Kissinger has responded to the Greek-American criticism by meeting four
times with the AHEPA leadership's Justice for Cyprus Committee and
several times with anti-Turkish-aid Congressmen. He has refused to
budge in advocating aid to Turkey and has criticized the opposition as
misguided and not in the best interests of the U.S. Kissinger also has
found one Greek American, Rochester lawyer Dennis Livadas, who has
agreed to try to organize a minority lobby within the U.S. Greek
community to support the Administration.
To complaints by Greek Americans that he should have warned the Turks
that invading Cyprus would be a breach of aid agreements, as Lyndon
Johnson did so effectively in 1965, Kissinger has argued that would
have been interpreted as support of the Athens junta—a U.S. stance for
which he was already under fire.
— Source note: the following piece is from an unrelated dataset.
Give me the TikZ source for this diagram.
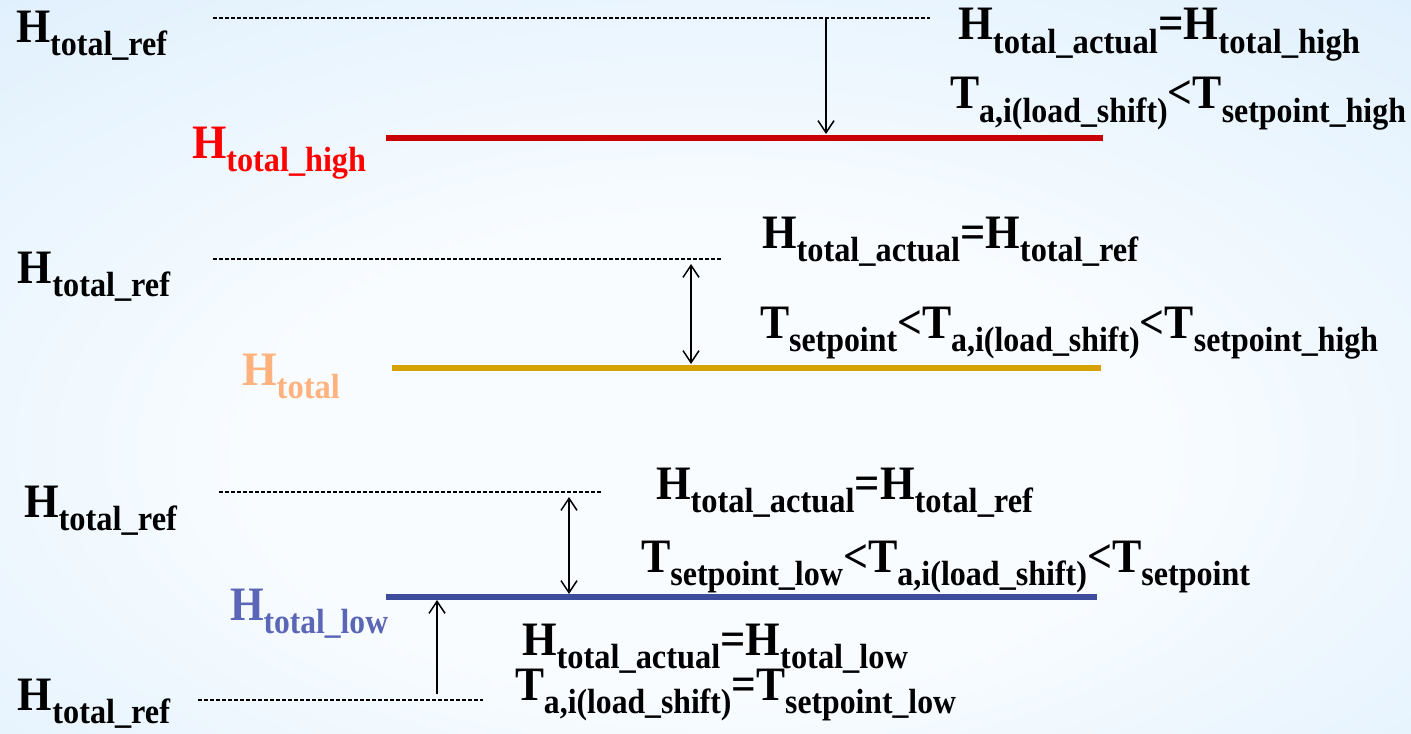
\documentclass[tikz,border=0pt]{standalone}
\usepackage{fontspec}
\usepackage{graphicx}
\setmainfont{Liberation Serif}
\usetikzlibrary{arrows.meta}
\definecolor{bgc}{RGB}{248,252,255}
\definecolor{bge}{RGB}{214,235,252}
\definecolor{bgk}{RGB}{186,218,246}
\definecolor{redline}{RGB}{200,0,0}
\definecolor{goldline}{RGB}{214,162,0}
\definecolor{blueline}{RGB}{62,76,156}
\definecolor{redlab}{RGB}{255,0,0}
\definecolor{goldlab}{RGB}{255,178,125}
\definecolor{bluelab}{RGB}{92,102,182}
\pgfdeclareradialshading{bgshade}{\pgfpoint{0bp}{-8bp}}{color(0bp)=(bgc); color(16bp)=(bgc); color(48bp)=(bge); color(72bp)=(bgk)}
\newcommand\MS{\fontsize{24}{25}\selectfont\bfseries}
\newcommand\subtx[1]{\raisebox{-6.5pt}{\fontsize{17.5}{18}\selectfont #1}}
\newcommand\fitw[2]{\resizebox{#1}{\height}{#2}}
\tikzset{
  txt/.style={inner sep=0pt, outer sep=0pt, font=\MS, anchor=base west},
  refline/.style={draw=black, line width=0.6pt, dash pattern=on 2pt off 1pt},
  levelline/.style={line width=3pt},
  arr/.style={draw=black, line width=0.75pt, -{Straight Barb[length=6pt,width=8pt,line width=0.75pt]}},
  darr/.style={draw=black, line width=0.75pt, {Straight Barb[length=6pt,width=8pt,line width=0.75pt]}-{Straight Barb[length=6pt,width=8pt,line width=0.75pt]}}
}
\begin{document}
\begin{tikzpicture}[x=0.5pt,y=-0.5pt]
\useasboundingbox (0,0) rectangle (1411,733);
\shade[shading=bgshade] (0,0) rectangle (1411,733);
% ---------- Row 1 ----------
\coordinate (d1a) at (213,18);
\coordinate (d1b) at (930,18);
\draw[refline] (d1a) -- (d1b);
\coordinate (r1a) at (386,138);
\coordinate (r1b) at (1103,138);
\draw[levelline, redline] (r1a) -- (r1b);
\coordinate (a1s) at (826,19);
\coordinate (a1e) at (826,134);
\draw[arr] (a1s) -- (a1e);
\node[txt] (lab1) at (16,43) {\fitw{75.5pt}{H\subtx{total\_ref}}};
\node[txt, text=redlab] (lab1h) at (192,158) {\fitw{87pt}{H\subtx{total\_high}}};
\node[txt] (eq1a) at (958,40) {\fitw{201pt}{H\subtx{total\_actual}=H\subtx{total\_high}}};
\node[txt] (eq1b) at (950,109) {\fitw{228pt}{T\subtx{a,i(load\_shift)}<T\subtx{setpoint\_high}}};
% ---------- Row 2 ----------
\coordinate (d2a) at (213,259);
\coordinate (d2b) at (722,259);
\draw[refline] (d2a) -- (d2b);
\coordinate (g2a) at (392,368);
\coordinate (g2b) at (1101,368);
\draw[levelline, goldline, line width=2.6pt] (g2a) -- (g2b);
\coordinate (a2s) at (691,264);
\coordinate (a2e) at (691,364);
\draw[darr] (a2s) -- (a2e);
\node[txt] (lab2) at (18,283) {\fitw{76pt}{H\subtx{total\_ref}}};
\node[txt, text=goldlab] (lab2t) at (242,385) {\fitw{49pt}{H\subtx{total}}};
\node[txt] (eq2a) at (762,248) {\fitw{188pt}{H\subtx{total\_actual}=H\subtx{total\_ref}}};
\node[txt] (eq2b) at (760,338) {\fitw{309pt}{T\subtx{setpoint}<T\subtx{a,i(load\_shift)}<T\subtx{setpoint\_high}}};
% ---------- Row 3 ----------
\coordinate (d3a) at (219,492);
\coordinate (d3b) at (602,492);
\draw[refline] (d3a) -- (d3b);
\coordinate (b3a) at (386,597);
\coordinate (b3b) at (1097,597);
\draw[levelline, blueline] (b3a) -- (b3b);
\coordinate (a3s) at (569,497);
\coordinate (a3e) at (569,594);
\draw[darr] (a3s) -- (a3e);
\coordinate (d4a) at (198,700);
\coordinate (d4b) at (483,700);
\draw[refline] (d4a) -- (d4b);
\coordinate (a4s) at (437,694);
\coordinate (a4e) at (437,600);
\draw[arr] (a4s) -- (a4e);
\node[txt] (lab3) at (24,517) {\fitw{76.5pt}{H\subtx{total\_ref}}};
\node[txt, text=bluelab] (lab3l) at (230,620) {\fitw{79pt}{H\subtx{total\_low}}};
\node[txt] (eq3a) at (656,499) {\fitw{188.5pt}{H\subtx{total\_actual}=H\subtx{total\_ref}}};
\node[txt] (eq3b) at (641,572) {\fitw{304.5pt}{T\subtx{setpoint\_low}<T\subtx{a,i(load\_shift)}<T\subtx{setpoint}}};
\node[txt] (eq3c) at (522,655) {\fitw{193pt}{H\subtx{total\_actual}=H\subtx{total\_low}}};
\node[txt] (eq3d) at (515,700) {\fitw{220.5pt}{T\subtx{a,i(load\_shift)}=T\subtx{setpoint\_low}}};
\node[txt] (lab4) at (18,710) {\fitw{76pt}{H\subtx{total\_ref}}};
\end{tikzpicture}
\end{document}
While some of his aides have conceded
that Turkey violated U.S. military aid laws, Kissinger insists they are
bad laws. With merit, the pro-Greece lobbyists counter that laws, good
or bad, must be obeyed. Indeed, when India and Pakistan went to war,
using U.S. arms, in 1965, the Johnson Administration itself suspended
aid to both combatants.
Still, another barrage of anti-Turkey mail is hitting Capitol Hill, and
it is now up to the House of Representatives to make its difficult
decision. There is no comparable Turkish lobby active in Washington.
The case for Turkey is, instead, being made vociferously and with
potent political arm-twisting by the Administration. As in the Senate,
the final House vote is expected to be close.